My parents gave me free advice while growing up, but what was the cost? I had to brush my teeth, do my homework, mow the lawn, and respect them. In my youthful world, that was a heavy price to pay.
Today, as I sift through my many e-mail spams, I am amazed by the number of people who are willing to give me free advice - as long as I visit their Website or register for their e-mail newsletter. It's not free when it clogs up my inbox and puts me over the mailbox limit.
(We editor types get a lot of pictures from sources that tend to overburden our already stressed-out super mega-pixel load limits.)
Being the curious person that I am, I followed my short attention span to a feature on an HVAC contractor's Website the other day. One of the features at the site was titled, "Do It Yourself."
I was curious because I have always thought that HVAC service contractors were in the business to serve and make money. I know that it is a nice public service to offer free advice on the Web - but at what cost?
DIFFERENT TYPES OF DIYERSFor those of you who may need a refresher: DIYers is an acronym for do-it-yourselfers. These are the people you find at Home Depot and Lowes on Saturday morning, or those who surf the Web in search of downloadable plans for installing a new sink in their extra bathroom. Admit it, the DIYer bug has touched us all.

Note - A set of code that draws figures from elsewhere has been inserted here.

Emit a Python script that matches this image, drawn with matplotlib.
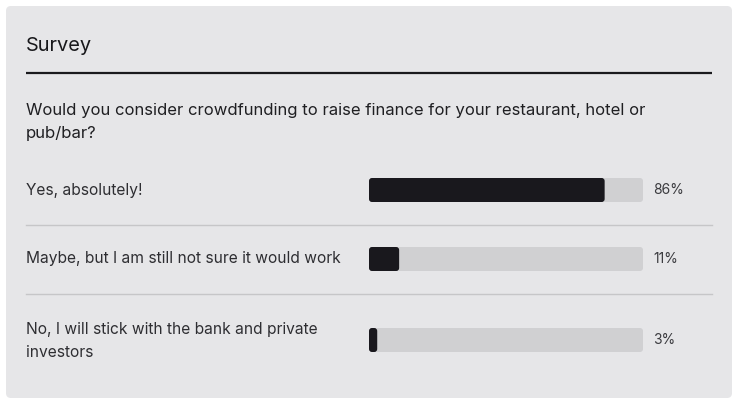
import matplotlib
matplotlib.use("Agg")
import matplotlib.pyplot as plt
from matplotlib.patches import FancyBboxPatch

title = "Survey"
question = "Would you consider crowdfunding to raise finance for your restaurant, hotel or\npub/bar?"
answers = ["Yes, absolutely!",
           "Maybe, but I am still not sure it would work",
           "No, I will stick with the bank and private\ninvestors"]
percent = [86, 11, 3]

W, H = 739, 405
plt.rcParams['font.family'] = ['Inter', 'DejaVu Sans']
fig = plt.figure(figsize=(W / 100, H / 100), dpi=100)
fig.patch.set_facecolor('white')

# background layout axes in pixel coordinates
ax = fig.add_axes([0, 0, 1, 1])
ax.set_xlim(0, W)
ax.set_ylim(H, 0)
ax.axis('off')

card = FancyBboxPatch((6, 6), 726, 392, boxstyle="round,pad=0,rounding_size=5",
                      facecolor='#e6e6e8', edgecolor='none')
ax.add_patch(card)
ax.text(26, 46, title, fontsize=14.4, color='#18181b', va='center', ha='left')
ax.plot([26, 712], [72.5, 72.5], color='#1a1a1d', lw=1.6, solid_capstyle='butt')
ax.text(26, 122, question, fontsize=12.0, color='#1f1f22', va='center', ha='left',
        linespacing=1.62)

row_y = [190, 259, 340]
label_y = [190, 259, 341]
dividers = [224.5, 293.5]
for d in dividers:
    ax.plot([26, 712], [d, d], color='#c6c6c8', lw=1.0)
for lab, y in zip(answers, label_y):
    ax.text(26, y, lab, fontsize=11.2, color='#2e2e32', va='center', ha='left',
            linespacing=1.74)

# bar axes: x in percent, y in pixel rows
x0, x1 = 369, 643
bax = fig.add_axes([x0 / W, 0, (x1 - x0) / W, 1])
bax.set_xlim(0, 100)
bax.set_ylim(H, 0)
bax.axis('off')
bax.patch.set_alpha(0)

px_x = 100 / (x1 - x0)  # data units per pixel in x
r = 3 * px_x
aspect = 1 / px_x
bh = 24
for p, y in zip(percent, row_y):
    track = FancyBboxPatch((0, y - bh / 2), 100, bh,
                           boxstyle=f"round,pad=0,rounding_size={r}",
                           mutation_aspect=aspect, facecolor='#d0d0d2', edgecolor='none')
    bax.add_patch(track)
    fill = FancyBboxPatch((0, y - bh / 2), p, bh,
                          boxstyle=f"round,pad=0,rounding_size={r}",
                          mutation_aspect=aspect, facecolor='#19181d', edgecolor='none')
    bax.add_patch(fill)
    bax.text(100 + 10 * px_x, y, f"{p}%", fontsize=10.0, color='#3a3a3e',
             va='center', ha='left', clip_on=False)

fig.savefig("out.png", dpi=100)
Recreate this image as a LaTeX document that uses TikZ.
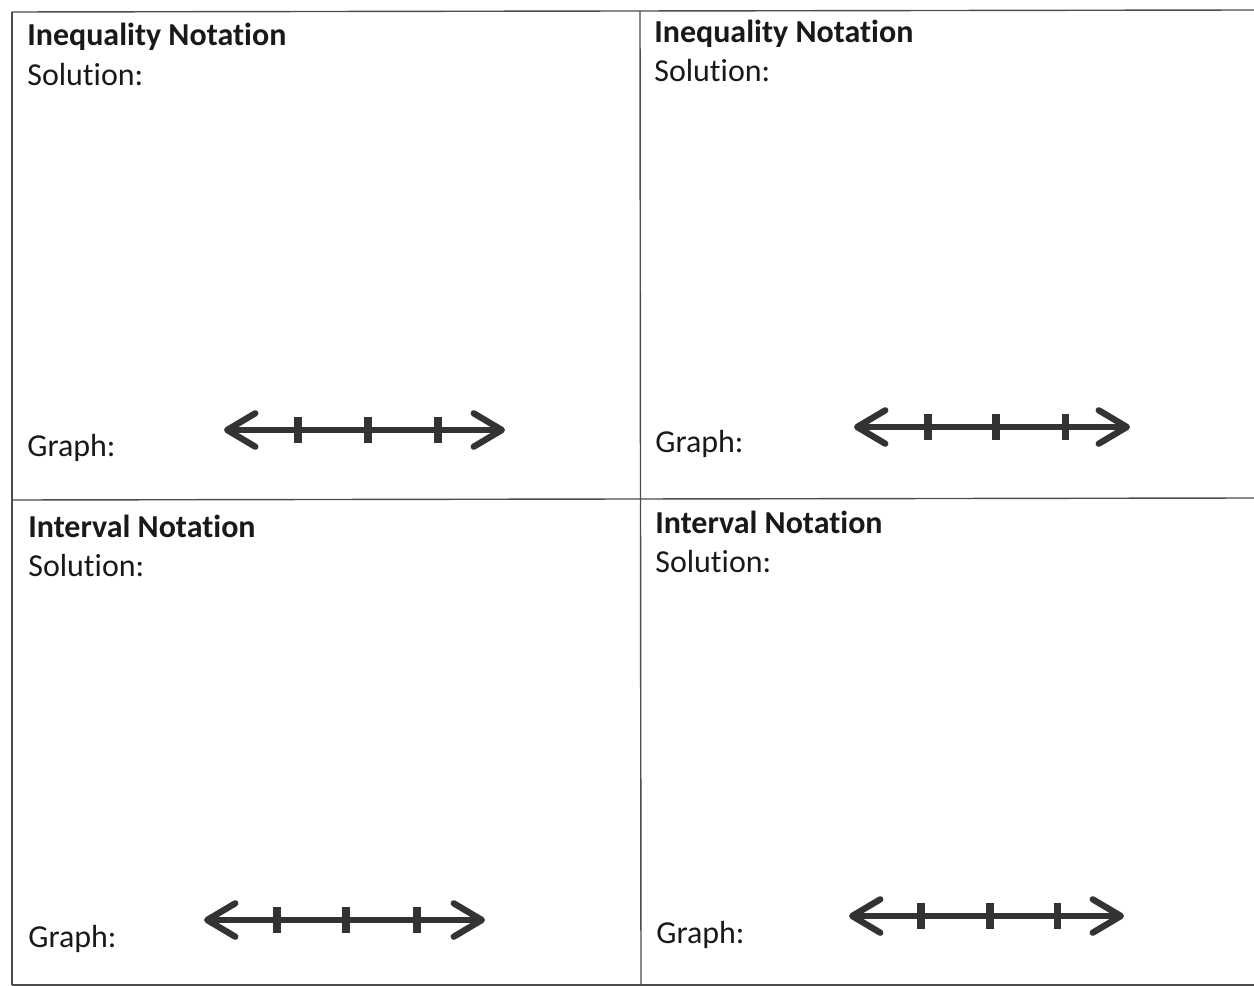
\documentclass[tikz,border=0pt]{standalone}
\usepackage{fontspec}
\setmainfont{Carlito}[Ligatures=NoCommon]
\usetikzlibrary{arrows.meta}

\begin{document}
\begin{tikzpicture}[
  x=0.02cm, y=-0.02cm,
  font=\fontsize{18.2}{22}\selectfont,
  rule/.style={draw=black!70, line width=0.8pt},
  heading/.style={anchor=base west, inner sep=0pt, font=\fontsize{18.2}{22}\selectfont\bfseries, text=black!90},
  field/.style={anchor=base west, inner sep=0pt, text=black!90},
  numline/.style={draw=black!80, line width=3.6pt, {Straight Barb[round,length=16pt,width=19pt]}-{Straight Barb[round,length=16pt,width=19pt]}},
  notch/.style={draw=black!80, line width=4pt}
]
\useasboundingbox (0,0) rectangle (1254,986);
% Frame
\draw[rule] (12,12) -- (1254,10);
\draw[rule] (12,12) -- (12,985);
\draw[rule] (12,500) -- (1254,498);
\draw[rule] (640,11) -- (641,985);
\draw[rule] (12,985) -- (1254,985);
% Top left
\node[heading] (ineqA) at (27,46) {Inequality Notation};
\node[field] (solA) at (27,86) {Solution:};
\node[field] (graphA) at (27,456) {Graph:};
\coordinate (lA) at (224,430);
\coordinate (rA) at (505,430);
\draw[numline] (lA) -- (rA);
\foreach \x in {298,368,438}
  \draw[notch] (\x,417) -- (\x,443);
% Top right
\node[heading] (ineqB) at (654,43) {Inequality Notation};
\node[field] (solB) at (654,82) {Solution:};
\node[field] (graphB) at (655,452) {Graph:};
\coordinate (lB) at (854,427);
\coordinate (rB) at (1130,427);
\draw[numline] (lB) -- (rB);
\foreach \x in {928,996,1065}
  \draw[notch] (\x,414) -- (\x,440);
% Bottom left
\node[heading] (intA) at (28,537) {Interval Notation};
\node[field] (solC) at (28,576) {Solution:};
\node[field] (graphC) at (28,947) {Graph:};
\coordinate (lC) at (204,920);
\coordinate (rC) at (485,920);
\draw[numline] (lC) -- (rC);
\foreach \x in {277,346,417}
  \draw[notch] (\x,907) -- (\x,933);
% Bottom right
\node[heading] (intB) at (655,533) {Interval Notation};
\node[field] (solD) at (655,572) {Solution:};
\node[field] (graphD) at (656,943) {Graph:};
\coordinate (lD) at (849,916);
\coordinate (rD) at (1124,916);
\draw[numline] (lD) -- (rD);
\foreach \x in {921,990,1057}
  \draw[notch] (\x,903) -- (\x,929);
\end{tikzpicture}
\end{document}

And since so much information is freely available on the Web, why wouldn't someone take a shot at picking the brains of equipment installation experts? In our case, that would mean advice from HVAC professionals. No strings attached, right?
At this particular Website, the free advice included this disclaimer: "... cannot be held liable for damages, consequential or inconsequential, resulting from the installation or operation of equipment. This equipment is intended to be installed by someone with the proper expertise, background and certification. Do-it-yourselfers accept all risk for both installation and equipment selection. We strongly encourage an on-site inspection by a certified professional."
After reading that I had to ask, why even bother giving advice then? The only real advice is to tell the DIYer to call a professional. So, in essence, the advice is not free. Far from it.
I asked some friends how they felt about giving advice on the one hand, while disclaiming responsibility if the advice is used in the wrong way.
One asked, "Would it be fair to assume that if a homeowner is injured or property damage incurred from advice obtained from a Website, a lawsuit would include all who were in the chain?" Another said, "The best disclaimer will not stop a lawsuit. Idiots are granted immunity."
In this case, free could equate to a costly lawsuit, if the DIYer chooses to go the litigious route. I'm sure that many have done that.
IN SHORT: BE CAREFULI don't want anyone to get the impression that I am against free, professional advice. I am not. But I caution those who dispense it. The people listening to your advice come from different backgrounds, training, mentality, and preparedness.
Not everyone will view your free advice in the manner it is intended. Trust me, I know. I am one of those dads who would rather assemble something without reading the instructions because it looks so simple. The instructions can save people like me a lot of grief.
Continue to be a true professional and give advice to people that you know will use it wisely. It will pay you back many times in referrals and future business.
That's the good side of free advice. When used properly, it can pay you back handsomely.